Who was Oscar Micheaux in AP African American Studies?

Oscar Micheaux was an early twentieth-century African American filmmaker who produced nearly 50 films between the 1920s and 1940s with all-Black casts. He appears in Topic 4.18 as the key example of Black filmmakers fighting racist stereotypes through self-representation (EK 4.18.A.1).

Did Oscar Micheaux work for Hollywood studios?

No. Micheaux worked as an independent filmmaker outside the Hollywood system, which is exactly why he matters. Mainstream studios produced racist depictions of African Americans, so he built his own productions where Black actors could play realistic, complex roles.

How is Oscar Micheaux different from Don Cornelius?

Micheaux made films in the 1920s-1940s; Cornelius created the TV dance show Soul Train in the 1970s. Both pioneered Black-controlled media in Topic 4.18, but Micheaux is your film example and Cornelius is your television example.

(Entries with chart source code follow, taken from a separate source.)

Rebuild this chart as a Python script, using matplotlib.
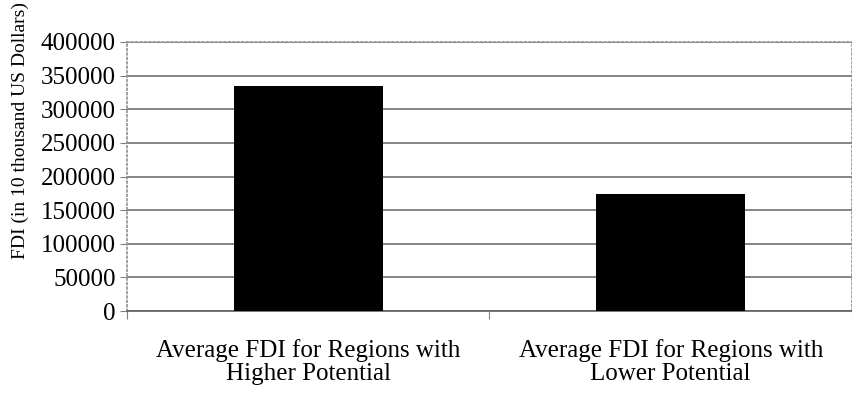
import numpy as np
import matplotlib.pyplot as plt

plt.rcParams['font.family'] = ['Liberation Serif', 'DejaVu Serif']

categories = ["Average FDI for Regions with\nHigher Potential",
              "Average FDI for Regions with\nLower Potential"]
fdi = [335000, 174500]
yticks = [0, 50000, 100000, 150000, 200000, 250000, 300000, 350000, 400000]

fig = plt.figure(figsize=(8.53, 3.93), dpi=100)
ax = fig.add_axes([127/853, 1-311/393, 725/853, 269/393])

x = np.arange(len(categories))
ax.bar(x, fdi, width=0.41, color='black', zorder=3)
ax.set_xlim(-0.5, 1.5)
ax.set_ylim(0, 400000)
ax.set_yticks(yticks)
ax.set_yticklabels([str(v) for v in yticks], fontsize=18)
ax.yaxis.grid(True, color='#707070', linewidth=1.2, zorder=0)

ax.set_xticks([-0.5, 0.5, 1.5])
ax.set_xticklabels([])
ax.set_xticks(x, minor=True)
ax.set_xticklabels(categories, minor=True, fontsize=18, linespacing=1.05)
ax.tick_params(axis='x', which='minor', length=0, pad=20)
ax.tick_params(axis='x', which='major', length=6, color='#808080', direction='out')
ax.tick_params(axis='y', length=5, color='#808080', pad=3)

for s in ['top', 'right', 'left']:
    ax.spines[s].set_color('#909090')
    ax.spines[s].set_linestyle(':')
    ax.spines[s].set_linewidth(1.2)
ax.spines['bottom'].set_color('#606060')
ax.spines['bottom'].set_linewidth(1.2)

ax.set_ylabel("FDI (in 10 thousand US Dollars)", fontsize=14)
ax.yaxis.set_label_coords(-0.135, 0.672)

fig.savefig("out.png", dpi=100)
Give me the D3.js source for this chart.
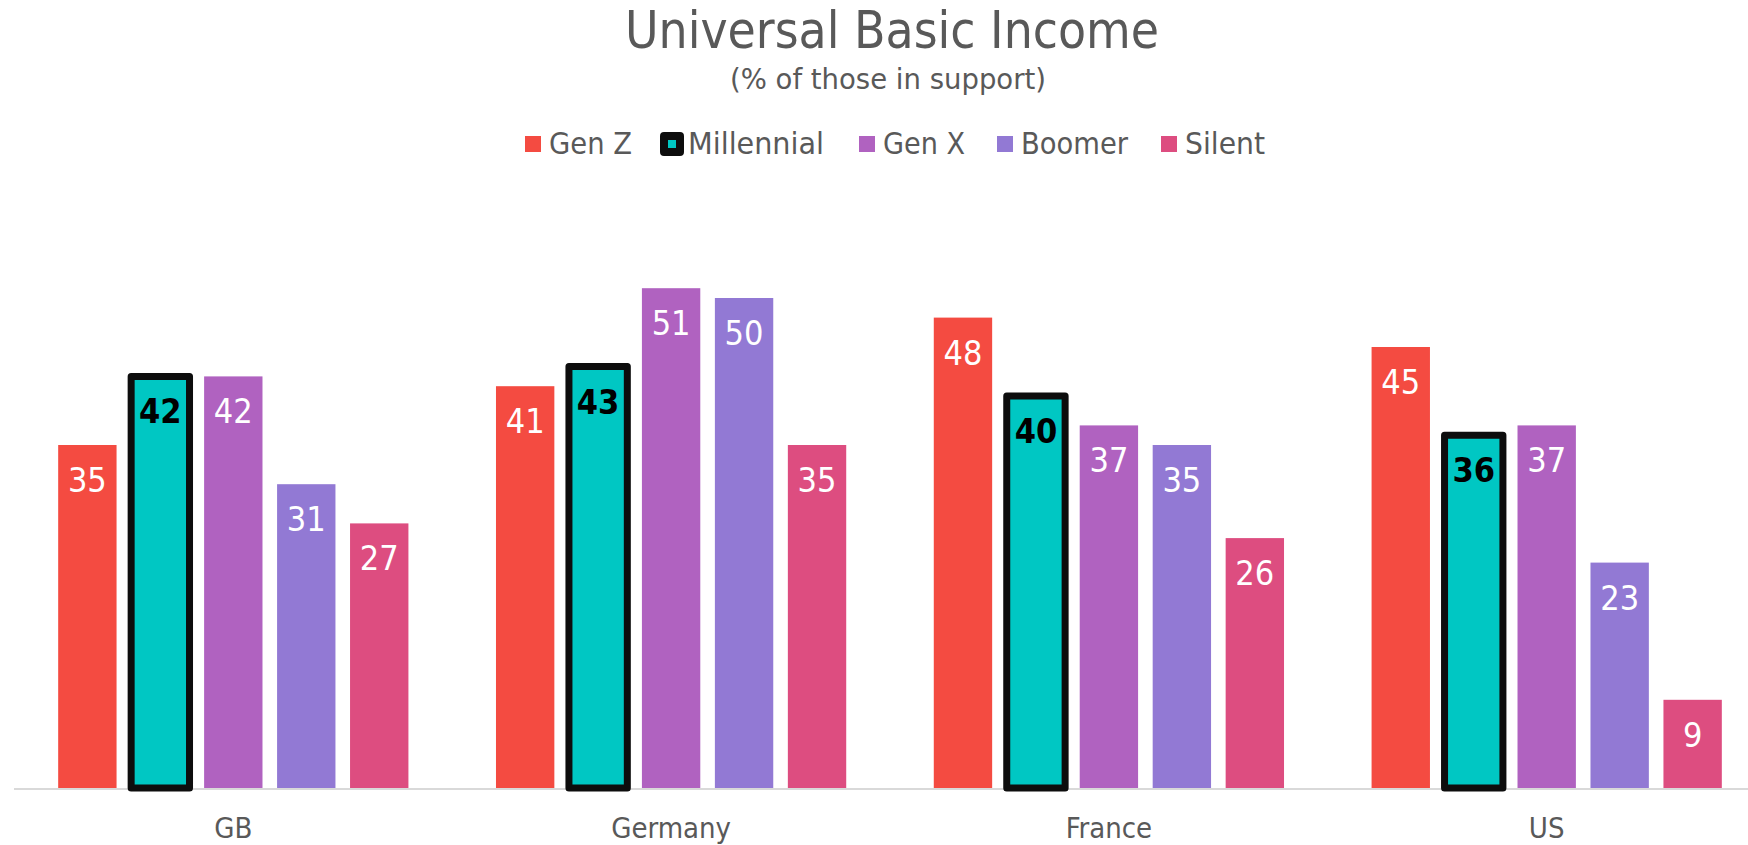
<!DOCTYPE html>
<html>
  <head>
    <script src="https://d3js.org/d3.v7.min.js"></script>
    <style>
      body { margin: 0; background: #fff; }
      text { font-family: "DejaVu Sans Condensed", "DejaVu Sans", sans-serif; }
    </style>
  </head>
  <body>
    <div id="chart"></div>

    <script>
      const countries = ["GB", "Germany", "France", "US"];
      const generations = ["Gen Z", "Millennial", "Gen X", "Boomer", "Silent"];
      const genZ = [35, 41, 48, 45];
      const millennial = [42, 43, 40, 36];
      const genX = [42, 51, 37, 37];
      const boomer = [31, 50, 35, 23];
      const silent = [27, 35, 25.5, 9];
      const colors = ["#f44b41", "#00c7c3", "#b062c0", "#9279d4", "#dd4d80"];

      const seriesValues = [genZ, millennial, genX, boomer, silent];
      const data = countries.map((c, i) => ({
        country: c,
        values: generations.map((g, j) => ({ gen: g, idx: j, value: seriesValues[j][i] }))
      }));

      const width = 1748;
      const height = 845;
      const baseline = 788;
      const textColor = "#595959";

      const svg = d3.select("#chart")
        .append("svg")
        .attr("width", width)
        .attr("height", height);

      const x0 = d3.scaleBand()
        .domain(countries)
        .range([14.4, 1765.6])
        .paddingInner(0.2)
        .paddingOuter(0.1);

      const x1 = d3.scaleBand()
        .domain(generations)
        .range([0, x0.bandwidth()])
        .paddingInner(0.2);

      const y = d3.scaleLinear()
        .domain([0, 60])
        .range([baseline, 200]);

      // axis baseline
      svg.append("line")
        .attr("x1", 14)
        .attr("x2", width)
        .attr("y1", baseline + 1)
        .attr("y2", baseline + 1)
        .attr("stroke", "#d9d9d9")
        .attr("stroke-width", 2);

      const groups = svg.selectAll(".group")
        .data(data)
        .enter()
        .append("g")
        .attr("class", "group")
        .attr("transform", d => `translate(${x0(d.country)},0)`);

      groups.selectAll("rect")
        .data(d => d.values)
        .enter()
        .append("rect")
        .attr("x", d => x1(d.gen))
        .attr("y", d => y(d.value))
        .attr("width", x1.bandwidth())
        .attr("height", d => y(0) - y(d.value))
        .attr("fill", d => colors[d.idx])
        .attr("stroke", d => d.gen === "Millennial" ? "#0d0d0d" : "none")
        .attr("stroke-width", 7)
        .attr("stroke-linejoin", "round");

      groups.selectAll(".label")
        .data(d => d.values)
        .enter()
        .append("text")
        .attr("class", "label")
        .attr("x", d => x1(d.gen) + x1.bandwidth() / 2)
        .attr("y", d => y(d.value) + 47)
        .attr("text-anchor", "middle")
        .style("font-size", "34px")
        .style("font-weight", d => d.gen === "Millennial" ? "bold" : "normal")
        .attr("fill", d => d.gen === "Millennial" ? "#000" : "#fff")
        .text(d => Math.round(d.value));

      // category labels
      const xAxis = svg.append("g")
        .attr("transform", `translate(0, ${baseline})`)
        .call(d3.axisBottom(x0).tickSize(0).tickPadding(0));
      xAxis.select(".domain").remove();
      xAxis.selectAll("text")
        .attr("y", 50)
        .attr("dy", 0)
        .attr("fill", textColor)
        .style("font-family", "'DejaVu Sans Condensed', 'DejaVu Sans', sans-serif")
        .style("font-size", "29px");

      // title
      svg.append("text")
        .attr("x", 892)
        .attr("y", 48)
        .attr("text-anchor", "middle")
        .attr("fill", textColor)
        .attr("textLength", 534)
        .attr("lengthAdjust", "spacingAndGlyphs")
        .style("font-size", "52px")
        .text("Universal Basic Income");

      svg.append("text")
        .attr("x", 888)
        .attr("y", 89)
        .attr("text-anchor", "middle")
        .attr("fill", textColor)
        .attr("textLength", 316)
        .attr("lengthAdjust", "spacingAndGlyphs")
        .style("font-size", "28px")
        .text("(% of those in support)");

      // legend
      const legendStart = [525, 664, 859, 997, 1161];
      const legendTextW = [83, 136, 82, 107, 80];
      const legend = svg.selectAll(".legend")
        .data(generations)
        .enter()
        .append("g")
        .attr("class", "legend")
        .attr("transform", (d, i) => `translate(${legendStart[i]}, 136)`);

      legend.append("rect")
        .attr("width", 16)
        .attr("height", 16)
        .attr("fill", (d, i) => colors[i])
        .attr("stroke", d => d === "Millennial" ? "#0d0d0d" : "none")
        .attr("stroke-width", 8)
        .attr("stroke-linejoin", "round");

      legend.append("text")
        .attr("x", 24)
        .attr("y", 18)
        .attr("fill", textColor)
        .attr("textLength", (d, i) => legendTextW[i])
        .attr("lengthAdjust", "spacingAndGlyphs")
        .style("font-size", "31px")
        .text(d => d);
    </script>
  </body>
</html>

Why did Oscar Micheaux use all-Black casts?

All-Black casts let actors perform a full range of roles instead of the demeaning stereotypes Hollywood offered. Per EK 4.18.A.1, this challenged negative depictions and opened doors for future Black directors and producers in film and TV.

How does Oscar Micheaux connect to the Great Migration?

The Great Migration moved millions of African Americans into cities, creating concentrated Black audiences with buying power. That urban market made independent Black filmmaking and Black theater companies economically viable, a link the exam tests under LO 4.18.B.